Line by line, repeat the data below exactly, beginning at the first line and ending at the line with "plt.rcParams['font.family'] = ['Liberation". Omit pictures.
[GIVEN ENTRIES start]
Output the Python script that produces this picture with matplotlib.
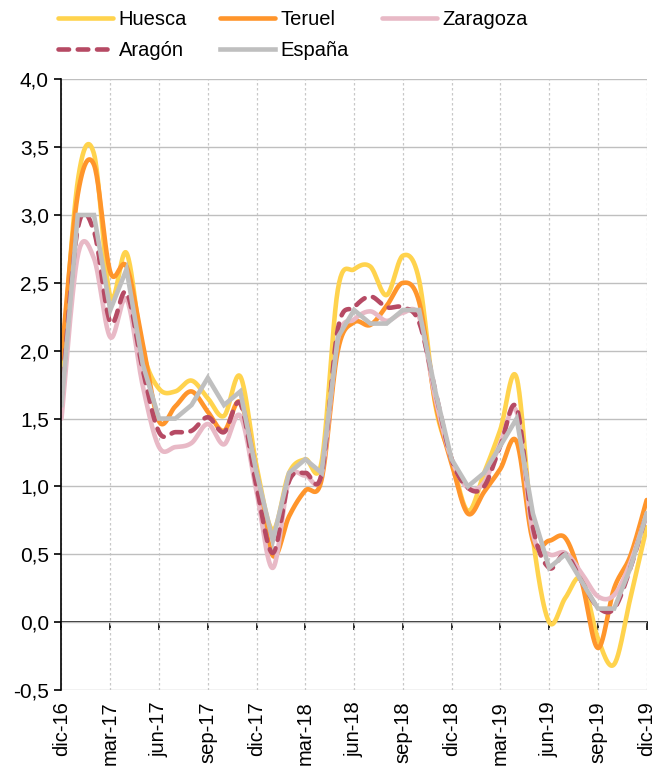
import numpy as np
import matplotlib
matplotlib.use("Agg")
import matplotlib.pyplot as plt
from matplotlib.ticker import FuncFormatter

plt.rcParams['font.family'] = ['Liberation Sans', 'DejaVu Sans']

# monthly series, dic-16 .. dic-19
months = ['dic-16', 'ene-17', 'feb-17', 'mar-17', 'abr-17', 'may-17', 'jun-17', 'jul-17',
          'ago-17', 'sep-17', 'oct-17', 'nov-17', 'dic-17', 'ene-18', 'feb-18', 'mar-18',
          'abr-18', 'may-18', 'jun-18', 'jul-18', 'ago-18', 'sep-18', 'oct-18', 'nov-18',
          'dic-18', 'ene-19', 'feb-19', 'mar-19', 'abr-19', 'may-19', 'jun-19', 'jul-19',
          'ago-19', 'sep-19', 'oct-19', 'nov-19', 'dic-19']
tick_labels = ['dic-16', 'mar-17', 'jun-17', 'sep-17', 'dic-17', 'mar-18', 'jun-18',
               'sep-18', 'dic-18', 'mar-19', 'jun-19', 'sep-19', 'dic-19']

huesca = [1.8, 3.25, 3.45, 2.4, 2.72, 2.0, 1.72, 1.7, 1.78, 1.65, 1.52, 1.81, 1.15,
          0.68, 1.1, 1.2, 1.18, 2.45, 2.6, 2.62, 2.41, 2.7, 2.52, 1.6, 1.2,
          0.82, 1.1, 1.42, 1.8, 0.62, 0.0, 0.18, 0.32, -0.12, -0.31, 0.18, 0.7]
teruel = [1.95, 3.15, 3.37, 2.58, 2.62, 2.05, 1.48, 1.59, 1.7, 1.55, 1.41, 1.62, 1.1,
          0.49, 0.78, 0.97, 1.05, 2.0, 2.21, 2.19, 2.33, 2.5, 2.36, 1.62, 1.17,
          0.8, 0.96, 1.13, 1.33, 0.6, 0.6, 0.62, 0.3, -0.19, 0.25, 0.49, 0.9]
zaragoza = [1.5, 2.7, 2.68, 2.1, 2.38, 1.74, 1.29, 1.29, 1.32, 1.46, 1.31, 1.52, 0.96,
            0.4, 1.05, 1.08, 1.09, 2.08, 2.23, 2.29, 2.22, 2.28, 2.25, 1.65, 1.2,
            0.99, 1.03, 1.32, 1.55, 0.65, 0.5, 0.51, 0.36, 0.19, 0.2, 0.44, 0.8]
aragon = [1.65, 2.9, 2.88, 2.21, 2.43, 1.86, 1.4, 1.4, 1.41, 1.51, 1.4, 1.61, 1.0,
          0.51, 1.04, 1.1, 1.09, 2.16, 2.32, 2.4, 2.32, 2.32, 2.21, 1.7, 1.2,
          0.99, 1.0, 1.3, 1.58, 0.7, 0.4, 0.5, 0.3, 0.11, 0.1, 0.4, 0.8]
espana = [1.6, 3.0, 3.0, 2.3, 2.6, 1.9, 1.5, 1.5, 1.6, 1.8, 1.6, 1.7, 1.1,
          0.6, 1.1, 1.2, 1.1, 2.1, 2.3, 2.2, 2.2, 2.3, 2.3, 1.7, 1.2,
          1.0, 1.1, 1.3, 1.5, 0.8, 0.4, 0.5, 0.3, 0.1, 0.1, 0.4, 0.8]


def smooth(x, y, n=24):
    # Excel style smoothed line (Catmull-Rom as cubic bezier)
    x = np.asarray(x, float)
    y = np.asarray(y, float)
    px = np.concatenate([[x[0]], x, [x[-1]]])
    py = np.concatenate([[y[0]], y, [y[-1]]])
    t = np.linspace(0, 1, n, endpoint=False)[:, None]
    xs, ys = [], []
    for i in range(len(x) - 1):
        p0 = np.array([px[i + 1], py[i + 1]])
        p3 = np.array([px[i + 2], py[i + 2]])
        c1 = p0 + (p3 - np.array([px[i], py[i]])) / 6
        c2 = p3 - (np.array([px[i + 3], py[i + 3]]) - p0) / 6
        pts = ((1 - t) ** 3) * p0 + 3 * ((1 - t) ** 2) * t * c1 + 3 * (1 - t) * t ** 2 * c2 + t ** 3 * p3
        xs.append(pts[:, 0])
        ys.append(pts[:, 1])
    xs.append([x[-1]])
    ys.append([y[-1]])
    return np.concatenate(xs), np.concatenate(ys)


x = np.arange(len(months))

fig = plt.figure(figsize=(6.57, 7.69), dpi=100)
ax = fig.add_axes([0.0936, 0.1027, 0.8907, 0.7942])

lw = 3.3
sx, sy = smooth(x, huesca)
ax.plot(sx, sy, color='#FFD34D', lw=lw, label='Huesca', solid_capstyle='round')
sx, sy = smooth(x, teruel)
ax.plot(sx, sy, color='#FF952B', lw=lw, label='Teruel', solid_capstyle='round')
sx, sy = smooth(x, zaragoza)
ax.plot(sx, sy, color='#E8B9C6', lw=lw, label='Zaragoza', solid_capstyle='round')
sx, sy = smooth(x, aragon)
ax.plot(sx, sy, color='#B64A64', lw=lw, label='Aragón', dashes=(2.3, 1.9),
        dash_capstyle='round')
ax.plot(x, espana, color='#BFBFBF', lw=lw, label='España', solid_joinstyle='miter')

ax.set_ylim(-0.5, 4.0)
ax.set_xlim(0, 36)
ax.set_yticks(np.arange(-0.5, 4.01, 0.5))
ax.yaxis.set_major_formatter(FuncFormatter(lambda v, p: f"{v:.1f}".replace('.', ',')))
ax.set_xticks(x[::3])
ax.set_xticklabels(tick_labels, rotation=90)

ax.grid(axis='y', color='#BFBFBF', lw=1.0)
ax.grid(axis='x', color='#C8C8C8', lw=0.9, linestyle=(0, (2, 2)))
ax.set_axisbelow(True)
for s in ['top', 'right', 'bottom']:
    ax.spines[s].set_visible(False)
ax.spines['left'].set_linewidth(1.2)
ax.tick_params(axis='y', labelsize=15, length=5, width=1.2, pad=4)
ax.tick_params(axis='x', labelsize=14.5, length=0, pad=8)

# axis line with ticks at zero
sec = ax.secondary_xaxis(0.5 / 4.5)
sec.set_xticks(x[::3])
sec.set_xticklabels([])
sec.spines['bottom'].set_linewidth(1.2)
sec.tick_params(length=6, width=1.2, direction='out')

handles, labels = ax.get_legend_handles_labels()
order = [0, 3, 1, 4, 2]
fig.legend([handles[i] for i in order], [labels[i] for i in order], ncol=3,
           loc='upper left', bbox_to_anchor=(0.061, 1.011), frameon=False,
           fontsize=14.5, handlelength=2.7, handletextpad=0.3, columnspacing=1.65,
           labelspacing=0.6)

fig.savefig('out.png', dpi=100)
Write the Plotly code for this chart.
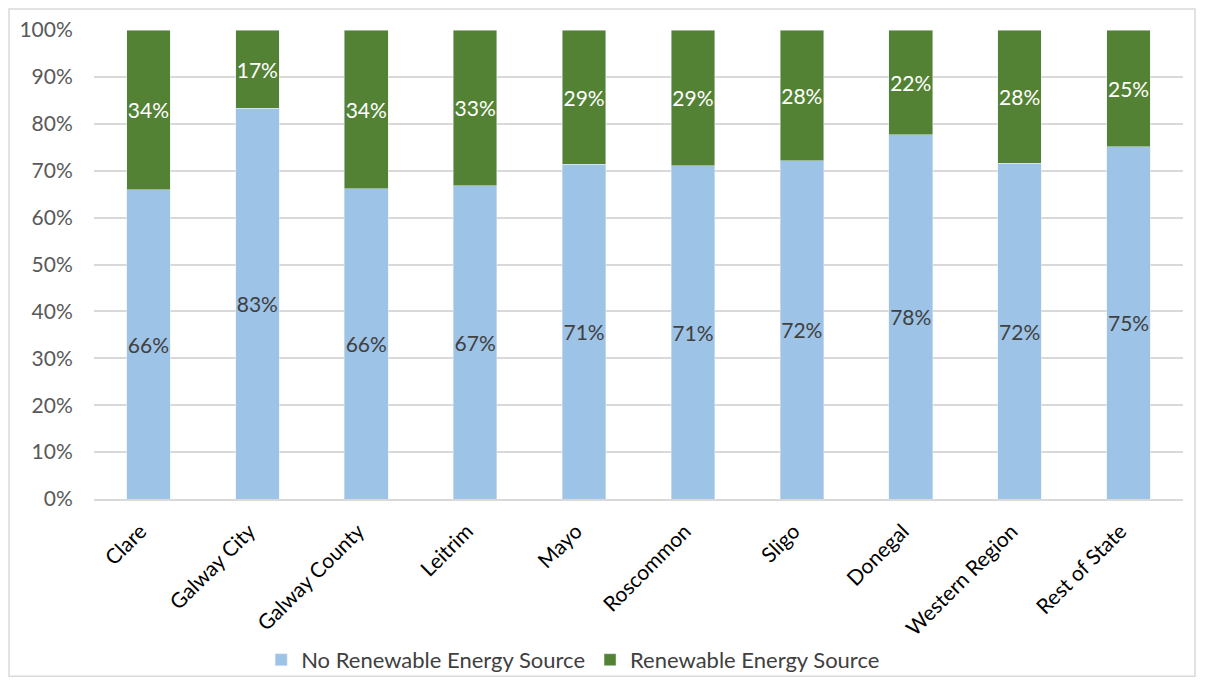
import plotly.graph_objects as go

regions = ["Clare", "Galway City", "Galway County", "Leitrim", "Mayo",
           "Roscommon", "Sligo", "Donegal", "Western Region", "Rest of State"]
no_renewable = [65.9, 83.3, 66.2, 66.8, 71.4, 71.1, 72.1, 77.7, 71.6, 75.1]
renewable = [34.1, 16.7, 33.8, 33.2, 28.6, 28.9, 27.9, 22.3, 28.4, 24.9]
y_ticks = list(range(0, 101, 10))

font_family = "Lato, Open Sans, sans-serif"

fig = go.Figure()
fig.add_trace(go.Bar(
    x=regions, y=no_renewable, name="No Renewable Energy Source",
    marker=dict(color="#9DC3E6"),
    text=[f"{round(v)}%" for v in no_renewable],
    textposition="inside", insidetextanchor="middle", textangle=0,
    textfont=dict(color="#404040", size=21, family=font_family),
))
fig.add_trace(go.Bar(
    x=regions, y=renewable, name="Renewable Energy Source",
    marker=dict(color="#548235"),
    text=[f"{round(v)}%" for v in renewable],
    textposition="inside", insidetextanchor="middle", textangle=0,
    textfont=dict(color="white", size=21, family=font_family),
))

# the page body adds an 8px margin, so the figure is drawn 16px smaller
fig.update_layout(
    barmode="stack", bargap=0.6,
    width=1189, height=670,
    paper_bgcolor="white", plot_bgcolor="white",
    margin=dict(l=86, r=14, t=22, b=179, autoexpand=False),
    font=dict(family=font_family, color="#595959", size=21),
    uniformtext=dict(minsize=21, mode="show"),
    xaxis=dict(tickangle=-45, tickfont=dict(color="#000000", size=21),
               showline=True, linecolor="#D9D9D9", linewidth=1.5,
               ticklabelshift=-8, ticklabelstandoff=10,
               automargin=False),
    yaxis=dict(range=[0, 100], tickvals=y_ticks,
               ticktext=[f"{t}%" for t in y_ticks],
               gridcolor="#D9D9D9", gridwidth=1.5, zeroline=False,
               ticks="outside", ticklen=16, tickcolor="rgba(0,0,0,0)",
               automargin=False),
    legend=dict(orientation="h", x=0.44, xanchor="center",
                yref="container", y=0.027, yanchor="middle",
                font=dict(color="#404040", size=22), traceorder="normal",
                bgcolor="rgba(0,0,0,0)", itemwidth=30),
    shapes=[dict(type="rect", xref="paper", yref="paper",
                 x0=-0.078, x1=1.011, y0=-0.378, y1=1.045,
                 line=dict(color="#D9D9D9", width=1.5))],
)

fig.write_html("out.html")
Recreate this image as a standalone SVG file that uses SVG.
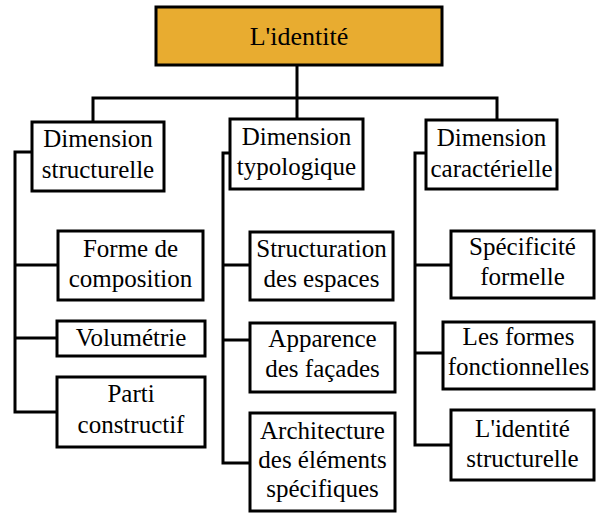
[GIVEN ENTRIES end]
OUTPUT OF THE EXERCISE:
Output the Python script that produces this picture with matplotlib.
import numpy as np
import matplotlib
matplotlib.use("Agg")
import matplotlib.pyplot as plt
from matplotlib.ticker import FuncFormatter

plt.rcParams['font.family'] = ['Liberation Sans', 'DejaVu Sans']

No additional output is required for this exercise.